Lucia glanced around the room as if looking for spies, but her answer was one word and unmistakably clear. “Mia.”
Mia Renata Mary Guzman was six years older than Lucia and had been my personal hero for a huge chunk of my childhood, but I hadn’t seen her or heard her name spoken around the Guzman household for a good fifteen years. Mami and Papi Guzman had come to Florida from Puerto Rico after they’d gotten married and had migrated up to Charlotte when they’d had Mia. She was the golden child, firstborn, the first-generation dream: smart, beautiful, athletic. She went off to UNC Asheville on a scholarship and Guzman ticker-tape parade and came home for Christmas that first year changed in a way I couldn’t quite put my finger on. Whatever it was, the Guzman adults whispered endlessly about it. After that, she didn’t come home again, and the one time I asked about her, my question was met with an icy feigned deafness. Even Lucia wouldn’t talk about her when it was just the two of us. She was so neatly and completely ex-communicated from the Guzman clan that I hadn’t even thought of her for the last decade.
Mia was the one who had introduced Lucia to the outdoors, having literally stumbled onto the woods outside of town during her stint with the high school cross-country team. She’d infected Lucia with a passion for greenspace and natural quiet, the feeling of moving through the world under your own motive power, deeper and deeper away from the distractions of modern life and into something slower and more nuanced. I remembered following along behind the two of them and Mia laughing at my less-than-graceful progress between trees and over decaying leaves. “Harper, we’re never going to see any wildlife with you tromping around like that.” But she’d said it with a smile that had melted my middle school heart.
Looking back, she’d been my first crush, though I hadn’t necessarily recognized it at the time. That had come a couple years later, after Mia was written out of the picture, and I’d fallen for June Parker and had definitive proof of my ultimate queerness.
But even that was over a dozen years ago, so when Lucia said her sister’s name, I didn’t know who or what she was talking about at first. “Uh, are you high?”
“I had a lot of time to think when I was waiting to be evacuated.”
“Okay, but then you were, like, high on pain?”
Venus said, “Shut up, T, and let her talk.”

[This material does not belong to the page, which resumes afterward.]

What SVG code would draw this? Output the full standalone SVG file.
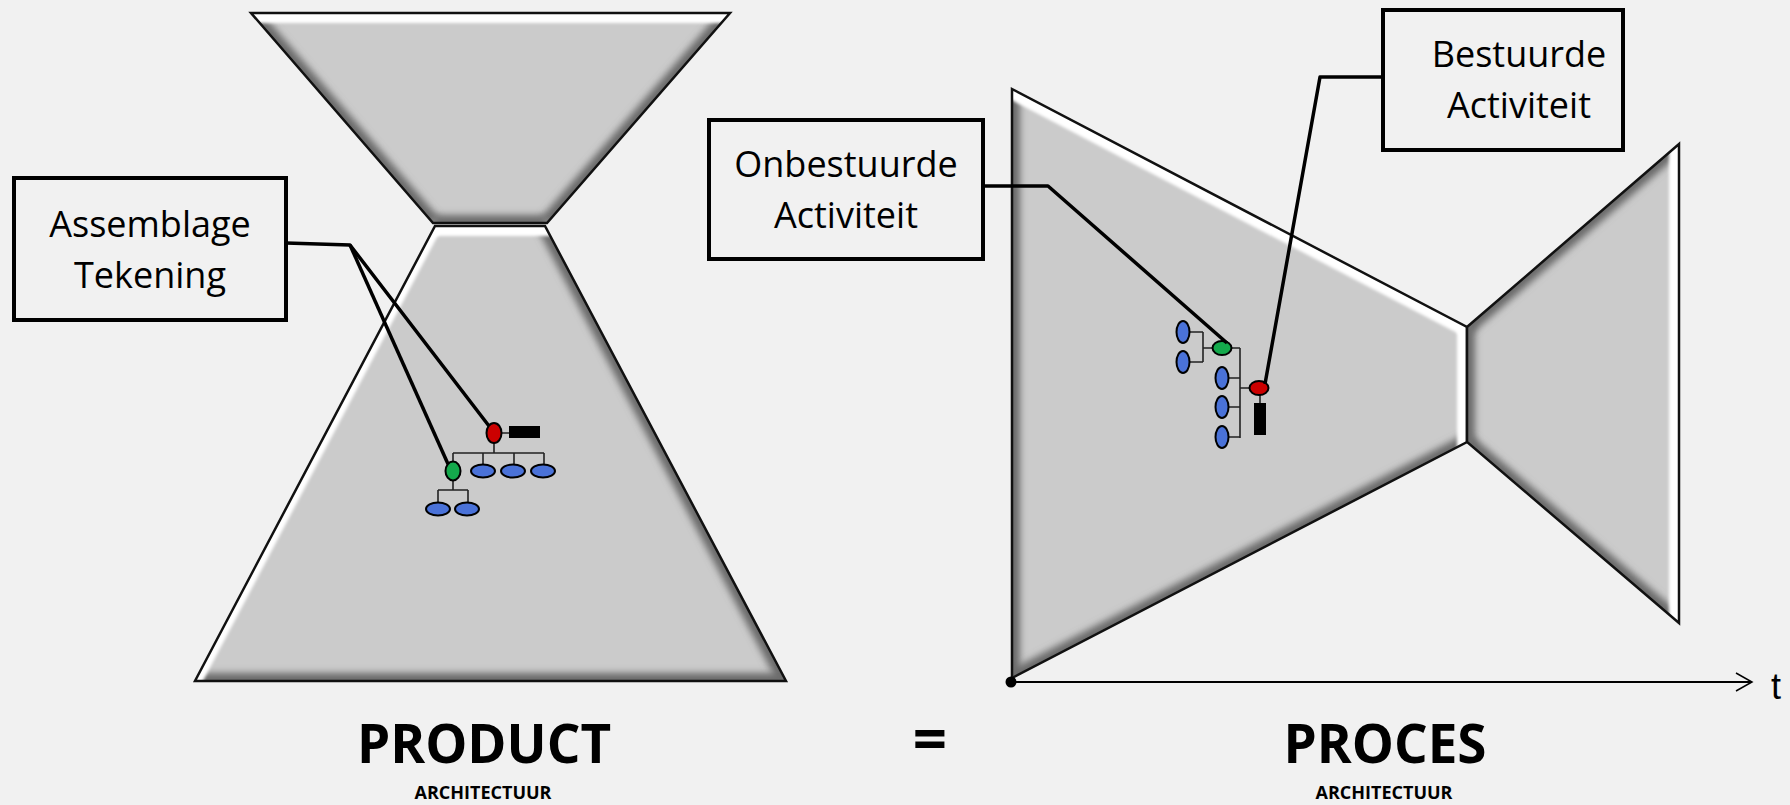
<svg xmlns="http://www.w3.org/2000/svg" width="1790" height="805" viewBox="0 0 1790 805">
<defs>
<style>
.bg{fill:#f1f1f1}
.fillp{fill:#cbcbcb}
.outline{fill:none;stroke:#111;stroke-width:2.5;stroke-linejoin:miter}
.hi{stroke:#ffffff;stroke-width:20;fill:none;filter:url(#b1)}
.sh{stroke:#6a6a6a;stroke-width:16;fill:none;filter:url(#b2)}
.box{fill:#f1f1f1;stroke:#000;stroke-width:4}
.lbl{font-family:"Open Sans","Noto Sans",sans-serif;font-size:36px;fill:#000;text-anchor:middle}
.title{font-family:"Open Sans","Noto Sans",sans-serif;font-weight:bold;font-size:53px;fill:#000;text-anchor:middle}
.sub{font-family:"Open Sans","Noto Sans",sans-serif;font-weight:bold;font-size:18px;fill:#000;text-anchor:middle}
.lead{fill:none;stroke:#000;stroke-width:3.5;stroke-linejoin:round}
.tree{fill:none;stroke:#222;stroke-width:1.6}
.blue{fill:#4a72d8;stroke:#000;stroke-width:2}
.green{fill:#14a94c;stroke:#000;stroke-width:2}
.red{fill:#cc0000;stroke:#000;stroke-width:2}
</style>
<filter id="b1" filterUnits="userSpaceOnUse" x="0" y="0" width="1790" height="805"><feGaussianBlur stdDeviation="1.5"/></filter>
<filter id="b2" filterUnits="userSpaceOnUse" x="0" y="0" width="1790" height="805"><feGaussianBlur stdDeviation="3.5"/></filter>
<clipPath id="c1"><polygon points="251,13 730,13 547,223 433,223"/></clipPath>
<clipPath id="c2"><polygon points="435,226 545,226 786,681 195,681"/></clipPath>
<clipPath id="c3"><polygon points="1012,89 1467,327 1467,442 1012,678"/></clipPath>
<clipPath id="c4"><polygon points="1467,327 1679,144 1679,623 1467,442"/></clipPath>
<marker id="arr" markerWidth="20" markerHeight="20" refX="17" refY="10" orient="auto" markerUnits="userSpaceOnUse"><path d="M1,1 L17,10 L1,19" fill="none" stroke="#000" stroke-width="1.5"/></marker>
</defs>
<rect class="bg" x="0" y="0" width="1790" height="805"/>

<g id="product-top">
<polygon class="fillp" points="251,13 730,13 547,223 433,223"/>
<g clip-path="url(#c1)">
<line class="sh" x1="251" y1="13" x2="433" y2="223"/>
<line class="sh" x1="730" y1="13" x2="547" y2="223"/>
<line class="sh" x1="433" y1="223" x2="547" y2="223"/>
<line class="hi" x1="240" y1="13" x2="740" y2="13"/>
</g>
<polygon class="outline" points="251,13 730,13 547,223 433,223"/>
</g>

<g id="product-bottom">
<polygon class="fillp" points="435,226 545,226 786,681 195,681"/>
<g clip-path="url(#c2)">
<line class="sh" x1="545" y1="226" x2="786" y2="681"/>
<line class="sh" x1="195" y1="681" x2="786" y2="681"/>
<line class="hi" x1="435" y1="226" x2="195" y2="681" style="stroke-width:14"/>
<line class="hi" x1="425" y1="226" x2="555" y2="226"/>
</g>
<polygon class="outline" points="435,226 545,226 786,681 195,681"/>
</g>

<g id="process-left">
<polygon class="fillp" points="1012,89 1467,327 1467,442 1012,678"/>
<g clip-path="url(#c3)">
<line class="sh" x1="1012" y1="80" x2="1012" y2="690"/>
<line class="sh" x1="1012" y1="678" x2="1467" y2="442"/>
<line class="hi" x1="1012" y1="89" x2="1467" y2="327"/>
<line class="hi" x1="1467" y1="320" x2="1467" y2="450"/>
</g>
<polygon class="outline" points="1012,89 1467,327 1467,442 1012,678"/>
</g>

<g id="process-right">
<polygon class="fillp" points="1467,327 1679,144 1679,623 1467,442"/>
<g clip-path="url(#c4)">
<line class="sh" x1="1467" y1="320" x2="1467" y2="450"/>
<line class="sh" x1="1467" y1="327" x2="1679" y2="144"/>
<line class="sh" x1="1467" y1="442" x2="1679" y2="623"/>
<line class="hi" x1="1679" y1="135" x2="1679" y2="630"/>
</g>
<polygon class="outline" points="1467,327 1679,144 1679,623 1467,442"/>
</g>

<g id="product-tree">
<path class="tree" d="M494,443 V453 M453,453 H544 M453,453 V462 M483,453 V465 M514,453 V465 M544,453 V465 M501,433 H509 M453,480 V490 M438,490 H468 M438,490 V503 M468,490 V503"/>
<rect x="509" y="426" width="31" height="12" fill="#000"/>
<ellipse class="red" cx="494" cy="433" rx="7.5" ry="10"/>
<ellipse class="green" cx="453" cy="471" rx="7.5" ry="9.5"/>
<ellipse class="blue" cx="483" cy="471" rx="12" ry="6.5"/>
<ellipse class="blue" cx="513" cy="471" rx="12" ry="6.5"/>
<ellipse class="blue" cx="543" cy="471" rx="12" ry="6.5"/>
<ellipse class="blue" cx="438" cy="509" rx="12" ry="6.5"/>
<ellipse class="blue" cx="467" cy="509" rx="12" ry="6.5"/>
</g>

<g id="process-tree">
<path class="tree" d="M1189,332 H1203 M1189,362 H1203 M1203,332 V362 M1203,348 H1213 M1231,348 H1240 M1240,348 V438 M1228,378 H1240 M1228,407 H1240 M1228,437 H1240 M1240,388 H1250 M1260,395 V403"/>
<rect x="1254" y="403" width="12" height="32" fill="#000"/>
<ellipse class="blue" cx="1183" cy="332" rx="6.5" ry="11"/>
<ellipse class="blue" cx="1183" cy="362" rx="6.5" ry="11"/>
<ellipse class="green" cx="1222" cy="348" rx="9.5" ry="7"/>
<ellipse class="blue" cx="1222" cy="378" rx="6.5" ry="11"/>
<ellipse class="blue" cx="1222" cy="407" rx="6.5" ry="11"/>
<ellipse class="blue" cx="1222" cy="437" rx="6.5" ry="11"/>
<ellipse class="red" cx="1259" cy="388" rx="9.5" ry="7"/>
</g>

<g id="connectors">
<polyline class="lead" points="286,243 350,245 489,426"/>
<polyline class="lead" points="350,245 448,464"/>
<polyline class="lead" points="983,186 1048,186 1227,343"/>
<polyline class="lead" points="1383,77 1320,77 1265,384"/>
<line x1="1011" y1="682" x2="1752" y2="682" stroke="#000" stroke-width="1.8" marker-end="url(#arr)"/>
<circle cx="1011" cy="682" r="5.5" fill="#000"/>
</g>

<g id="box-assemblage">
<rect class="box" x="14" y="178" width="272" height="142"/>
<text class="lbl" x="150" y="237">Assemblage</text>
<text class="lbl" x="150" y="288">Tekening</text>
</g>

<g id="box-onbestuurde">
<rect class="box" x="709" y="120" width="274" height="139"/>
<text class="lbl" x="846" y="177">Onbestuurde</text>
<text class="lbl" x="846" y="228">Activiteit</text>
</g>

<g id="box-bestuurde">
<rect class="box" x="1383" y="10" width="240" height="140"/>
<text class="lbl" x="1519" y="67">Bestuurde</text>
<text class="lbl" x="1519" y="118">Activiteit</text>
</g>

<g id="titles">
<text class="title" x="484" y="763">PRODUCT</text>
<text class="sub" x="483" y="799">ARCHITECTUUR</text>
<text class="title" x="930" y="760" style="font-size:60px">=</text>
<text class="title" x="1385" y="763">PROCES</text>
<text class="sub" x="1384" y="799">ARCHITECTUUR</text>
<text x="1771" y="699" style="font-family:'Liberation Sans',Arial,sans-serif;font-size:36px;fill:#000">t</text>
</g>
</svg>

I crossed my arms and sat back.
Lucia looked at Venus. “Mia is my oldest sister.” She turned to me, frowning, which accentuated the scrapes and bruises on her face. “The family stopped talking to her, but she never stopped talking to me. Or at least writing. Emails and texts. I mean, she stopped for a while, years, actually. But then she was back, at least kind of. I’m sorry I never told you, but she made me promise to keep it a secret. She was afraid if anyone knew, she’d be forced out completely, and, no offense, but you’re, like, the queen of loose lips. And practically family.”
“I would’ve kept my mouth shut for Mia.”
“You would’ve wanted to but you also would’ve failed completely.”
Venus, ever our pragmatic leader, intervened again. “What does this mysterious sister have to do with saving our asses? And why is she mysterious, anyway?”
“She’s a wilderness guru and certified guide, so she could do what I do blindfolded. And she’s gay, which didn’t go down well with my family—or her, at first, I guess.”
Mia was gay? I couldn’t believe I didn’t know that, had never known that. “But I’m gay!” I said. Unhelpful and known by all, but true. “And your parents love me.”
“You’re not their daughter.”
Before she could say more, we heard the rising swell of the Guzman clan coming down the hallway toward us, and by the look on Lucia’s face, I knew this conversation was over…for now.